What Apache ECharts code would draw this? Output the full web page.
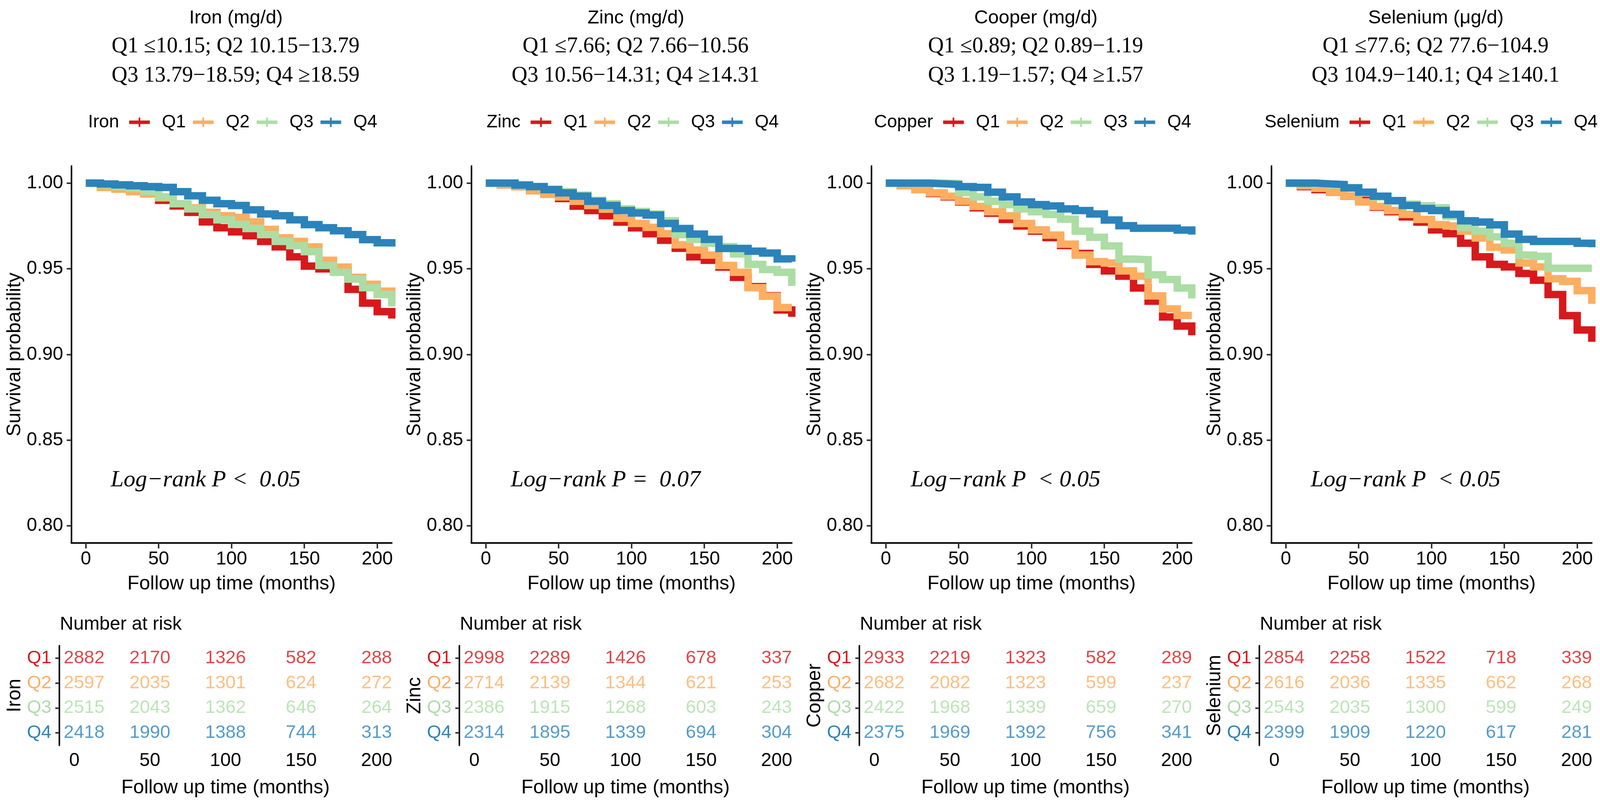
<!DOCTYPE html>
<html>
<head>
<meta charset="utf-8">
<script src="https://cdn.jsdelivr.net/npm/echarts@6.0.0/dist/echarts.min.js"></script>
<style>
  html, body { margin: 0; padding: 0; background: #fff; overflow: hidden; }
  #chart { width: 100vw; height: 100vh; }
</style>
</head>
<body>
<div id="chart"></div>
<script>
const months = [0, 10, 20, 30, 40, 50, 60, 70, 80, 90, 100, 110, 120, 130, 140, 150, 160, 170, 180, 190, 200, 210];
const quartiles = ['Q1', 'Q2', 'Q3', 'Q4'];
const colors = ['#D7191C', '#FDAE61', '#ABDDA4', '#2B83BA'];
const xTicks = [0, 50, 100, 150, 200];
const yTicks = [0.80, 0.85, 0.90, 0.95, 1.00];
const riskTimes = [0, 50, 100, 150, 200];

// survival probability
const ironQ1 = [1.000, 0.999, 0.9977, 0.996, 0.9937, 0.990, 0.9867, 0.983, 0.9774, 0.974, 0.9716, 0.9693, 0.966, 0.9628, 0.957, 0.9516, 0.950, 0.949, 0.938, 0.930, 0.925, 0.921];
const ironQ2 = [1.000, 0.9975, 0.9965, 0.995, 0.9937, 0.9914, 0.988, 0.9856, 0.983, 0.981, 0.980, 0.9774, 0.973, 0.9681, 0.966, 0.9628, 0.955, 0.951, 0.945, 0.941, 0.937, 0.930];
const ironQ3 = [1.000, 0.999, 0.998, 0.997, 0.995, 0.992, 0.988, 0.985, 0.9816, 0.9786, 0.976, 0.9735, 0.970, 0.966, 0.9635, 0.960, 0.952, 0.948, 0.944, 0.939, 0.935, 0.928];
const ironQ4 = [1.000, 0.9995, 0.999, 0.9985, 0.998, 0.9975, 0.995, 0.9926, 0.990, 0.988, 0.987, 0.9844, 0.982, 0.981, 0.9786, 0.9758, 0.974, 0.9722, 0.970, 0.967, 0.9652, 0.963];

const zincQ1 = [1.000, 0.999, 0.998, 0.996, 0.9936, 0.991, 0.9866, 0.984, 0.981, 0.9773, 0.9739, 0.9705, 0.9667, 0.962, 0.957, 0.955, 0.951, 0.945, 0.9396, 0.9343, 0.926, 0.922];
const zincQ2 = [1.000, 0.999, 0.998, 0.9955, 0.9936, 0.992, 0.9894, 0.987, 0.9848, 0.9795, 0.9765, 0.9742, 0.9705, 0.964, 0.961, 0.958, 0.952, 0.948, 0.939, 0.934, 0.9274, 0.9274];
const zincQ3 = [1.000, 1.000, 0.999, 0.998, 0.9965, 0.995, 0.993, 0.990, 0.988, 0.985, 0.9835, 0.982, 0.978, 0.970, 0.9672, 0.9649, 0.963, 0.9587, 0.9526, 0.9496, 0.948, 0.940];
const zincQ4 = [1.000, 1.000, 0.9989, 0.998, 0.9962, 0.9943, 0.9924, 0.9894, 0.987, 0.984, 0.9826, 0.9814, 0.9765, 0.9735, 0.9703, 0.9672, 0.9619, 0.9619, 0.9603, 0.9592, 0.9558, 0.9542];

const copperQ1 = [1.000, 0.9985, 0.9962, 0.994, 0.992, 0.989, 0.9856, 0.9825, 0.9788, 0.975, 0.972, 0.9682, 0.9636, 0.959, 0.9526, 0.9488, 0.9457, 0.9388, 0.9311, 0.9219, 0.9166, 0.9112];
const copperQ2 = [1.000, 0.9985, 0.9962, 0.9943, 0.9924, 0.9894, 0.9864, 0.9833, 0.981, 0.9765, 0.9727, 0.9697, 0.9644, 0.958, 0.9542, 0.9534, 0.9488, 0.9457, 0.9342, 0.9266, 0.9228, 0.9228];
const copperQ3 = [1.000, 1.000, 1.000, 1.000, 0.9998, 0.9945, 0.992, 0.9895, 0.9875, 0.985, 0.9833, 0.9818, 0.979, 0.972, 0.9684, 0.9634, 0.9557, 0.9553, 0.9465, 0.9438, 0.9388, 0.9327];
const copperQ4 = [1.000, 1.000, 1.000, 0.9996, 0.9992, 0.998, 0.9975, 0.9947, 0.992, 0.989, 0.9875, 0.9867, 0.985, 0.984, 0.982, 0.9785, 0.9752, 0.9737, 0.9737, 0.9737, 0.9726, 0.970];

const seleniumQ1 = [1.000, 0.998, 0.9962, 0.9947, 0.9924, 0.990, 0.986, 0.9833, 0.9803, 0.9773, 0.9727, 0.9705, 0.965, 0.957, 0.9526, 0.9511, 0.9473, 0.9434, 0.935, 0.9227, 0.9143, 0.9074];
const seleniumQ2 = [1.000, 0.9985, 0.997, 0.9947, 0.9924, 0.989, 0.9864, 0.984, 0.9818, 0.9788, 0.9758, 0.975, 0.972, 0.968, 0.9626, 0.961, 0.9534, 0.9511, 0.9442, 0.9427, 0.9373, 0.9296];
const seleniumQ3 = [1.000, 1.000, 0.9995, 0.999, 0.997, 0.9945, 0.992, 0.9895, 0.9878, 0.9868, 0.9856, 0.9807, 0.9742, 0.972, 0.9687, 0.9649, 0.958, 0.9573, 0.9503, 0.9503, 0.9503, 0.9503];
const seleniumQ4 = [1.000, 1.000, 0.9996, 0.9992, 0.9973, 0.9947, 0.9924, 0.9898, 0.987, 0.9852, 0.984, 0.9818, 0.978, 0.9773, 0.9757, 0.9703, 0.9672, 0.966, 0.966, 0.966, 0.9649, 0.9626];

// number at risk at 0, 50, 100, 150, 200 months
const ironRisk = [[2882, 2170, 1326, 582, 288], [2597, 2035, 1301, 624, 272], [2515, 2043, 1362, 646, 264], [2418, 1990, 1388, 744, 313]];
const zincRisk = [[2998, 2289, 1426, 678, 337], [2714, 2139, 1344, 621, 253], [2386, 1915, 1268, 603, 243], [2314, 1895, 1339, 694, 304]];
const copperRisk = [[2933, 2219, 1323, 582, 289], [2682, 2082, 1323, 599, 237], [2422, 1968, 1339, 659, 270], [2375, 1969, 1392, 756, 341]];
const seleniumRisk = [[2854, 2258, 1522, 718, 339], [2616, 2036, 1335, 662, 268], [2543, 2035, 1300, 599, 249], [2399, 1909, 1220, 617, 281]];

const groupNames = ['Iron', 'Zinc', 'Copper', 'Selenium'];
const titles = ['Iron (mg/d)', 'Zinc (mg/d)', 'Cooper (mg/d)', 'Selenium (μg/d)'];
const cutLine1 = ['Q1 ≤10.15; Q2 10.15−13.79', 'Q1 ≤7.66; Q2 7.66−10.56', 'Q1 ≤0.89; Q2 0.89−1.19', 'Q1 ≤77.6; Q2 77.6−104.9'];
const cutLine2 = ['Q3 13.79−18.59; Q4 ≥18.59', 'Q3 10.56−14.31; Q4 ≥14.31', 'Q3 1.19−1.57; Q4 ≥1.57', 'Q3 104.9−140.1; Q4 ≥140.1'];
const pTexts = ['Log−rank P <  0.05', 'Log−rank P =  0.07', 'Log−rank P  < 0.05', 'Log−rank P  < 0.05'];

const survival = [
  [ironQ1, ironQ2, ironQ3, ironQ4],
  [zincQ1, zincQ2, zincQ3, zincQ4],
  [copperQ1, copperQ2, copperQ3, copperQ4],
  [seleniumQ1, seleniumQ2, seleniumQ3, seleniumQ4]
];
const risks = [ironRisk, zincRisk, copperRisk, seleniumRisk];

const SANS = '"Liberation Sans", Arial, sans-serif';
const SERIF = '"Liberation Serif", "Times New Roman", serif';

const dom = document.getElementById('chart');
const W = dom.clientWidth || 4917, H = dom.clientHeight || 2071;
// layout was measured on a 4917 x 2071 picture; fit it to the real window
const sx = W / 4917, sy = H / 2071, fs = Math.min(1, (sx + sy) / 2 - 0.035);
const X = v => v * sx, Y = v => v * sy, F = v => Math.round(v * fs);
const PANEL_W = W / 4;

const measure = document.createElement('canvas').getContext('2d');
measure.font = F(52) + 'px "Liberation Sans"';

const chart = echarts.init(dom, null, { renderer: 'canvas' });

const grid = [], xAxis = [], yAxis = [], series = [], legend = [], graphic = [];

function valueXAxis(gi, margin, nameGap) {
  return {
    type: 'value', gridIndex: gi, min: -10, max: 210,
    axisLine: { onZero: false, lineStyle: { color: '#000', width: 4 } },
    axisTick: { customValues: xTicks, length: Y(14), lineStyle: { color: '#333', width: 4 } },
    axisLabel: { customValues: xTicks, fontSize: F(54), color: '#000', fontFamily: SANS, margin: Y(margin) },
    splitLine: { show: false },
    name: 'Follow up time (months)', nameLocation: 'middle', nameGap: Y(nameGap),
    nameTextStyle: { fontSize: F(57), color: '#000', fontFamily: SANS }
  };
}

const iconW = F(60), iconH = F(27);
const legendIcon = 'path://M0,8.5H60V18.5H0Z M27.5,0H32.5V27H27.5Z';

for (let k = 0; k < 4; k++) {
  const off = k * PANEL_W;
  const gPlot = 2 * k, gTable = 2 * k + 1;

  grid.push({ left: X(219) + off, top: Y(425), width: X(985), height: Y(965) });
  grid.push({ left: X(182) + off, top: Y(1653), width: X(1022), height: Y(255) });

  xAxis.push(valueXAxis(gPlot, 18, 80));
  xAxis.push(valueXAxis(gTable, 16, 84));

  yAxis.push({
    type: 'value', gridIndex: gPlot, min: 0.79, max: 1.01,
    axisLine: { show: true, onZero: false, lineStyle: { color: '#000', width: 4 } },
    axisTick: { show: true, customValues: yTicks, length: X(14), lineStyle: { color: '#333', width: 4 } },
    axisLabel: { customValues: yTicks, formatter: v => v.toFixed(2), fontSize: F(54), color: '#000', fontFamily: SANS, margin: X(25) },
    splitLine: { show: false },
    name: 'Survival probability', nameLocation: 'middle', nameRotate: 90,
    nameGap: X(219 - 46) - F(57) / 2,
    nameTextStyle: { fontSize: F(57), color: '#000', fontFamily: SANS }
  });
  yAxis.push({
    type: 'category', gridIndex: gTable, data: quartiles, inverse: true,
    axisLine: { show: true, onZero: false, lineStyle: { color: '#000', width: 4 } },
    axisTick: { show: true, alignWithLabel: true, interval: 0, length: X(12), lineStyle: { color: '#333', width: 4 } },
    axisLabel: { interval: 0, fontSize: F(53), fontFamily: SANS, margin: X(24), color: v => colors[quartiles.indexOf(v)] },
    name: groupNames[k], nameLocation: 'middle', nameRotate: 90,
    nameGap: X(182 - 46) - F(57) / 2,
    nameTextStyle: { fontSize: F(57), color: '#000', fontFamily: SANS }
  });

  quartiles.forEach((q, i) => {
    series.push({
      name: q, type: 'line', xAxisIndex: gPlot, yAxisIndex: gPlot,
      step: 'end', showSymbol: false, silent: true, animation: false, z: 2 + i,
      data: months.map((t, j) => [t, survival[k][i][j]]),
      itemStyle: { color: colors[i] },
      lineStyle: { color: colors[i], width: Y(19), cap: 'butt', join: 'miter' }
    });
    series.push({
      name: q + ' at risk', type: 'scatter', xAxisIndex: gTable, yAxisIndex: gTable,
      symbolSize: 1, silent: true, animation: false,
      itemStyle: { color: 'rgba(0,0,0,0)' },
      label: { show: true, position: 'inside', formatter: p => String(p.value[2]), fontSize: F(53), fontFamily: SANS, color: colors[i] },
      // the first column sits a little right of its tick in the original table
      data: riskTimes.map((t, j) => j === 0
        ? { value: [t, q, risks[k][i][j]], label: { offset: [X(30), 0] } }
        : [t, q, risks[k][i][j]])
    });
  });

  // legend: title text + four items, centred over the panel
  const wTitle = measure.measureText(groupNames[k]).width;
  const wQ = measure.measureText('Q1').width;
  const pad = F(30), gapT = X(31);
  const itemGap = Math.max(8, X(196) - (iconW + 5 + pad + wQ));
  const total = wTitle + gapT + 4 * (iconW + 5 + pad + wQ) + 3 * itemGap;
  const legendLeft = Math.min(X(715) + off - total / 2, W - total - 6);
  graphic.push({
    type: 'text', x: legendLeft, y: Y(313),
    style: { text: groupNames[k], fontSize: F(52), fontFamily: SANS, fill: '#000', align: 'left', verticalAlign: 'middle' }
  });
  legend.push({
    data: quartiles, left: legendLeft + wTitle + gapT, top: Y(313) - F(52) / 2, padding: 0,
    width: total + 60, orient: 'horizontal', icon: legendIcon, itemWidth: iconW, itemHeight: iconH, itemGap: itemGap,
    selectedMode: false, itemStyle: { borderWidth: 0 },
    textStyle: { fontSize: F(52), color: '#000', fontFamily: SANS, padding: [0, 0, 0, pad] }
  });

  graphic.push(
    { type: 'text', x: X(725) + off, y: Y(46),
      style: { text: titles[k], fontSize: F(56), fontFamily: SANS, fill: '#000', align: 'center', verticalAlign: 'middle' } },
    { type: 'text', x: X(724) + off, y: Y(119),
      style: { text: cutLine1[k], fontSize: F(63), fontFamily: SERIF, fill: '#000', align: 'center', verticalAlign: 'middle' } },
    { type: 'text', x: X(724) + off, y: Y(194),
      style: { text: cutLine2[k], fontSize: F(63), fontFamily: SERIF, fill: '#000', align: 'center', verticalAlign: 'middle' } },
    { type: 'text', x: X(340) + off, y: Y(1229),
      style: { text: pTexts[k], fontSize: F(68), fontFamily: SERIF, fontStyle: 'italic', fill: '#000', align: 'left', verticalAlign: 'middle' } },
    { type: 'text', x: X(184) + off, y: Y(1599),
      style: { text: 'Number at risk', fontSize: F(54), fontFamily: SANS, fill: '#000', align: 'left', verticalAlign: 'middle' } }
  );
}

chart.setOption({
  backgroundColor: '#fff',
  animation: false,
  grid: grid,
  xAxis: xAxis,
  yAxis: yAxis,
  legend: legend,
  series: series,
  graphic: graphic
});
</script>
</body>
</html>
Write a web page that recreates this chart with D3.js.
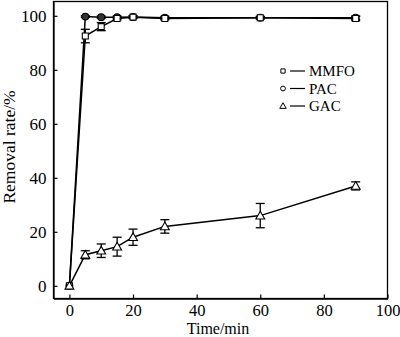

Short problem
Write out every line of the preceding listing that contains "page".

Answer to the problem
What Apache ECharts code would draw this? Output the full web page.
Write a web page that recreates this chart with D3.js.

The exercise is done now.